Alex Salazar wasn’t hurt in the tornado that decimated the car dealership in Trevose where he has worked for a year as a salesman.
But he did lose track of his wallet.
Salazar, 29, was among the dozens of people Friday milling, somewhat shell-shocked, around the Faulkner dealership on Street Rd. in Bucks County after Thursday night’s storm.
The dealership has several buildings, and all sustained different levels of damage. Some have broken windows and battered exteriors, another lost most of its roof, with wires and insulation dangling, and one building was almost fully demolished.
Salazar was in the now-roofless building, a Buick GMC dealership.
“All of a sudden, everything started shaking and the roof started coming apart,” he said. “It sounds like a movie, but cars started flying, a pole was getting ripped up, trees started flying. It was insane. It was crazy.”

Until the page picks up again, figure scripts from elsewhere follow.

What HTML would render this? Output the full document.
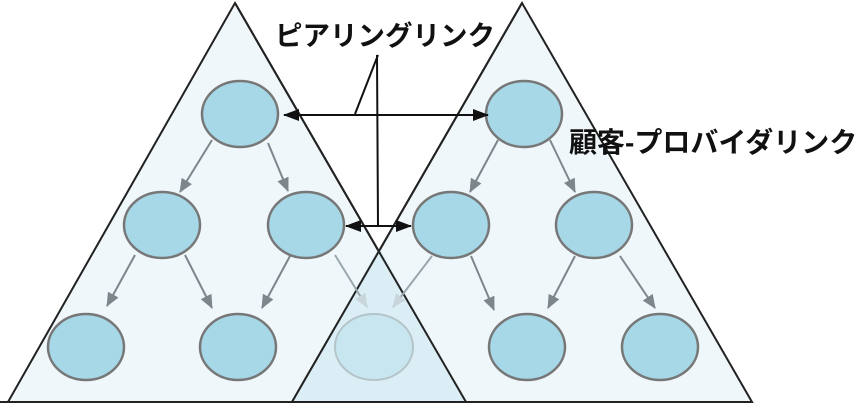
<!DOCTYPE html>
<html><head><meta charset="utf-8"><style>html,body{margin:0;padding:0;background:#fff}svg{display:block}</style></head><body>
<svg width="859" height="404" viewBox="0 0 859 404" xmlns="http://www.w3.org/2000/svg">
<defs>
<marker id="g" markerWidth="14" markerHeight="12" refX="13" refY="6" orient="auto" markerUnits="userSpaceOnUse" viewBox="0 0 14 12"><path d="M0,0 L14,6 L0,12 z" fill="#7d868a"/></marker>
<marker id="gl" markerWidth="14" markerHeight="12" refX="13" refY="6" orient="auto" markerUnits="userSpaceOnUse" viewBox="0 0 14 12"><path d="M0,0 L14,6 L0,12 z" fill="#c8d6dc"/></marker>
<marker id="b" markerWidth="16" markerHeight="12" refX="15" refY="6" orient="auto" markerUnits="userSpaceOnUse" viewBox="0 0 16 12"><path d="M0,0 L16,6 L0,12 z" fill="#111"/></marker>
</defs>
<polygon points="235,3 8,402 466,402" fill="#eff7fa" stroke="#222" stroke-width="2"/>
<polygon points="522,3 292,402 752,402" fill="#eff7fa" stroke="#222" stroke-width="2"/>
<polygon points="379,247 292,402 466,402" fill="#dceef5"/>
<line x1="235" y1="3" x2="466" y2="402" stroke="#222" stroke-width="2"/>
<line x1="522" y1="3" x2="292" y2="402" stroke="#222" stroke-width="2"/>
<line x1="0" y1="402" x2="752" y2="402" stroke="#222" stroke-width="2"/>
<g stroke="#7d868a" stroke-width="2" marker-end="url(#g)">
<line x1="212" y1="140" x2="180" y2="192"/>
<line x1="268" y1="143" x2="288" y2="191"/>
<line x1="135" y1="255" x2="107" y2="306"/>
<line x1="185" y1="255" x2="212" y2="308"/>
<line x1="290" y1="256" x2="262" y2="308"/>
<line x1="498" y1="140" x2="470" y2="192"/>
<line x1="550" y1="140" x2="575" y2="192"/>
<line x1="471" y1="256" x2="494" y2="310"/>
<line x1="575" y1="256" x2="548" y2="308"/>
<line x1="620" y1="256" x2="655" y2="308"/>
</g>
<g stroke="#9aa8ae" stroke-width="2" marker-end="url(#gl)">
<line x1="335" y1="255" x2="367" y2="307"/>
<line x1="432" y1="256" x2="393" y2="307"/>
</g>
<g fill="#a6d8e8" stroke="#777" stroke-width="2.5">
<ellipse cx="240" cy="114" rx="38" ry="33"/>
<ellipse cx="162" cy="225" rx="38" ry="33"/>
<ellipse cx="306" cy="225" rx="38" ry="33"/>
<ellipse cx="86" cy="347" rx="38" ry="33"/>
<ellipse cx="238" cy="347" rx="38" ry="33"/>
<ellipse cx="524" cy="114" rx="38" ry="33"/>
<ellipse cx="451" cy="225" rx="38" ry="33"/>
<ellipse cx="594" cy="225" rx="38" ry="33"/>
<ellipse cx="527" cy="347" rx="38" ry="33"/>
<ellipse cx="660" cy="347" rx="38" ry="33"/>
</g>
<ellipse cx="374" cy="347" rx="39" ry="33" fill="#c8e6f0" stroke="#b4c4c8" stroke-width="2"/>
<g stroke="#111" stroke-width="2" fill="none">
<line x1="300" y1="115" x2="284" y2="115" marker-end="url(#b)"/>
<line x1="300" y1="115" x2="488" y2="115" marker-end="url(#b)"/>
<line x1="370" y1="226" x2="346" y2="226" marker-end="url(#b)"/>
<line x1="370" y1="226" x2="411" y2="226" marker-end="url(#b)"/>
<line x1="378" y1="55" x2="355" y2="114"/>
<line x1="377" y1="55" x2="378" y2="226"/>
</g>
<text x="385" y="45" text-anchor="middle" font-family="'Liberation Sans','Noto Sans CJK JP',sans-serif" font-size="27.5" font-weight="bold" fill="#111">ピアリングリンク</text>
<text x="569" y="152" font-family="'Liberation Sans','Noto Sans CJK JP',sans-serif" font-size="28" font-weight="bold" fill="#111">顧客-プロバイダリンク</text>
</svg>
</body></html>
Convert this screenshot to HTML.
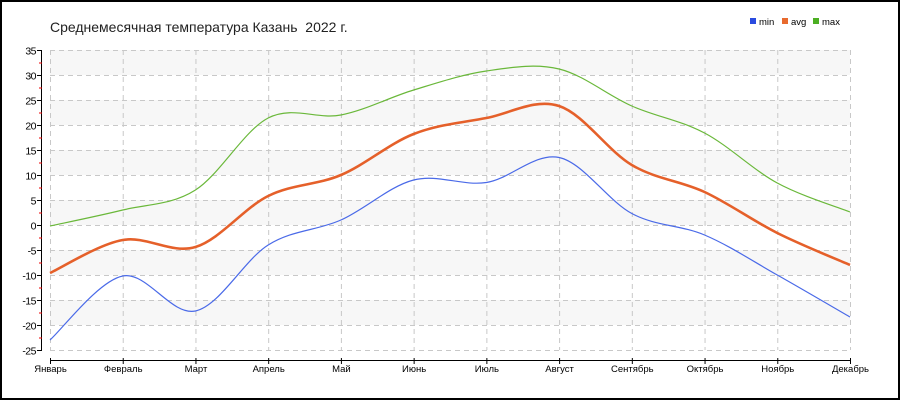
<!DOCTYPE html>
<html><head><meta charset="utf-8"><style>
html,body{margin:0;padding:0;background:#fff}
#w{width:896px;height:396px;border:2px solid #000;position:relative;overflow:hidden}
svg{position:absolute;left:-2px;top:-2px}
text{font-family:"Liberation Sans","DejaVu Sans",sans-serif}
</style></head><body><div id="w"><svg id="s" width="900" height="400" xmlns="http://www.w3.org/2000/svg"></svg></div>
<script>
const s=document.getElementById('s');
const X0=50,X1=850,Y=v=>225-v*5;
const mx=i=>X0+i*(X1-X0)/11;
let h='';
for(let v=35;v>-25;v-=10){h+=`<rect x="${X0}" y="${Y(v)}" width="${X1-X0}" height="25" fill="#f7f7f7"/>`;}
for(let v=35;v>=-25;v-=5){h+=`<line x1="${X0}" x2="${X1}" y1="${Y(v)+.5}" y2="${Y(v)+.5}" stroke="#c8c8c8" stroke-dasharray="5,4"/>`;}
for(let i=0;i<12;i++){h+=`<line x1="${mx(i)+.5}" x2="${mx(i)+.5}" y1="50" y2="350" stroke="#c8c8c8" stroke-dasharray="5,4"/>`;}
h+=`<line x1="41.5" x2="41.5" y1="50" y2="350" stroke="#000"/>`;
for(let v=35;v>=-25;v-=5){const y=Y(v)+.5;h+=`<line x1="37" x2="42" y1="${y}" y2="${y}" stroke="#000"/><text x="36" y="${y+4}" font-size="10.5" text-anchor="end" letter-spacing="-0.5">${v}</text>`;
 if(v>-25)h+=`<line x1="39" x2="42" y1="${y+12.5}" y2="${y+12.5}" stroke="#e00"/>`;}
h+=`<line x1="${X0}" x2="${X1}" y1="360.5" y2="360.5" stroke="#000"/>`;
const M=['Январь','Февраль','Март','Апрель','Май','Июнь','Июль','Август','Сентябрь','Октябрь','Ноябрь','Декабрь'];
M.forEach((m,i)=>{const x=mx(i)+.5;h+=`<line x1="${x}" x2="${x}" y1="358" y2="364" stroke="#000"/><text x="${x}" y="372" font-size="9.5" text-anchor="middle">${m}</text>`;});
h+=`<text x="50" y="32" font-size="14" fill="#222">Среднемесячная температура Казань&#160; 2022 г.</text>`;
[['min','#2a4be0',750],['avg','#e86a2e',782],['max','#4caf22',813]].forEach(([n,c,x])=>{h+=`<rect x="${x}" y="18" width="6" height="6" fill="${c}"/><text x="${x+9}" y="25" font-size="9.5">${n}</text>`;});
function path(d){const p=d.map((v,i)=>[mx(i),Y(v)]);let str=`M${p[0][0]},${p[0][1]}`;
 for(let i=0;i<p.length-1;i++){const a=p[Math.max(0,i-1)],b=p[i],c=p[i+1],e=p[Math.min(p.length-1,i+2)];const t=6;
 str+=` C${b[0]+(c[0]-a[0])/t},${b[1]+(c[1]-a[1])/t} ${c[0]-(e[0]-b[0])/t},${c[1]-(e[1]-b[1])/t} ${c[0]},${c[1]}`;}return str;}
const mn=[-23,-10.2,-17.2,-4,1,9,8.5,13.5,2.3,-2,-10,-18.4];
const av=[-9.6,-3,-4.4,5.8,10,18.2,21.4,23.8,12,6.6,-1.6,-8];
const mxx=[-0.2,3,7,21.4,22,27,30.8,31.2,23.8,18.4,8.4,2.6];
h+=`<path d="${path(mn)}" fill="none" stroke="#4a6ae8" stroke-width="1.2"/>`;
h+=`<path d="${path(mxx)}" fill="none" stroke="#6ab83a" stroke-width="1.2"/>`;
h+=`<path d="${path(av)}" fill="none" stroke="#e5602a" stroke-width="2.6"/>`;
s.innerHTML=h;
</script></body></html>
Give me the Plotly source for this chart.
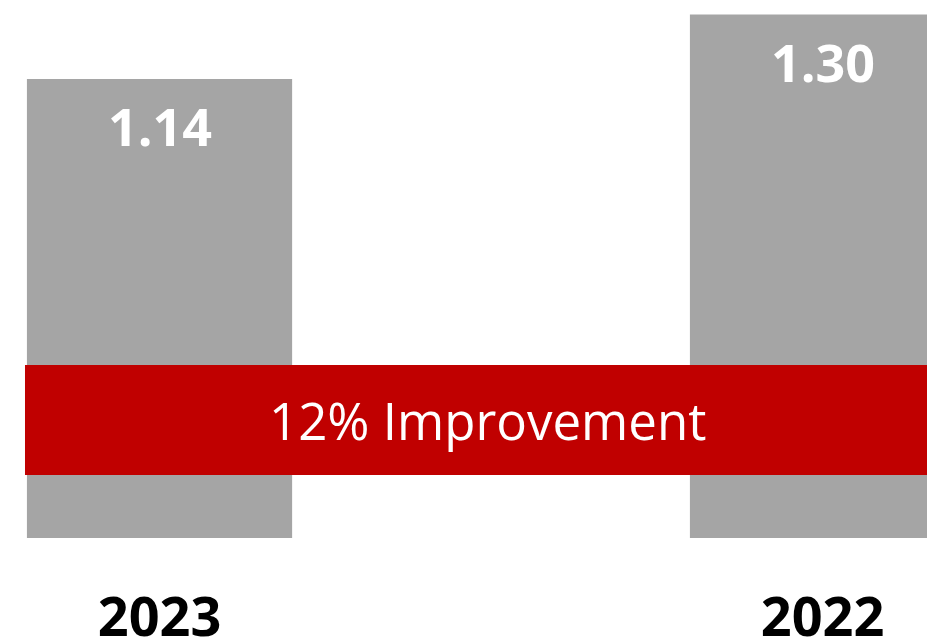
import plotly.graph_objects as go

years = ["2023", "2022"]
values = [1.14, 1.30]
value_labels = ["1.14", "1.30"]
band_text = "12% Improvement"
band_low = 0.1565
band_high = 0.4297

GREY = "#A5A5A5"
RED = "#C00000"
FONT = "Open Sans"

W, H = 927, 643

fig = go.Figure()
fig.add_trace(go.Bar(
    x=[0, 1], y=values, width=0.4,
    marker=dict(color=GREY, line=dict(width=0)),
    hoverinfo="skip", showlegend=False,
))

for i, (v, lab) in enumerate(zip(values, value_labels)):
    fig.add_annotation(
        x=i, y=v, xref="x", yref="y", text=lab, showarrow=False,
        yanchor="top", yshift=-9,
        font=dict(family=FONT, size=52, color="white", weight="bold"),
    )

fig.add_shape(
    type="rect", xref="x", yref="y",
    x0=-0.2029, x1=1.35, y0=band_low, y1=band_high,
    fillcolor=RED, line=dict(width=0), layer="above",
)
fig.add_annotation(
    x=487 / W, xref="paper", y=(band_low + band_high) / 2, yref="y",
    text=band_text, showarrow=False, xanchor="center", yanchor="middle",
    font=dict(family=FONT, size=51, color="white"),
)

fig.update_layout(
    width=W, height=H,
    margin=dict(l=0, r=0, t=0, b=105, autoexpand=False),
    paper_bgcolor="white", plot_bgcolor="white",
    xaxis=dict(
        range=[-0.2406, 1.1576], tickmode="array", tickvals=[0, 1], ticktext=years,
        showgrid=False, zeroline=False, showline=False, ticks="",
        tickfont=dict(family=FONT, size=54, color="black", weight="bold"),
        ticklabelstandoff=43, automargin=False,
    ),
    yaxis=dict(range=[0, 1.3363], visible=False, automargin=False),
)

fig.write_html(
    "out.html",
    config={"displayModeBar": False},
    post_script="document.body.style.margin='0px';document.body.style.overflow='hidden';",
)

He and the other workers left quickly — so quickly that Salazar left all his belongings in the drawer of his desk. He’s not sure what’s going to happen now — if the dealership will be rebuilt, or if he and his coworkers will be reassigned. But he’s just glad things weren’t worse.
“Nobody really got hurt,” he said. “Everything that is material will be recovered, it’s OK.”
There were a dozen or so injuries reported around the Bensalem area after the tornadoes, but Bucks officials say they haven’t logged any fatalities from the storm.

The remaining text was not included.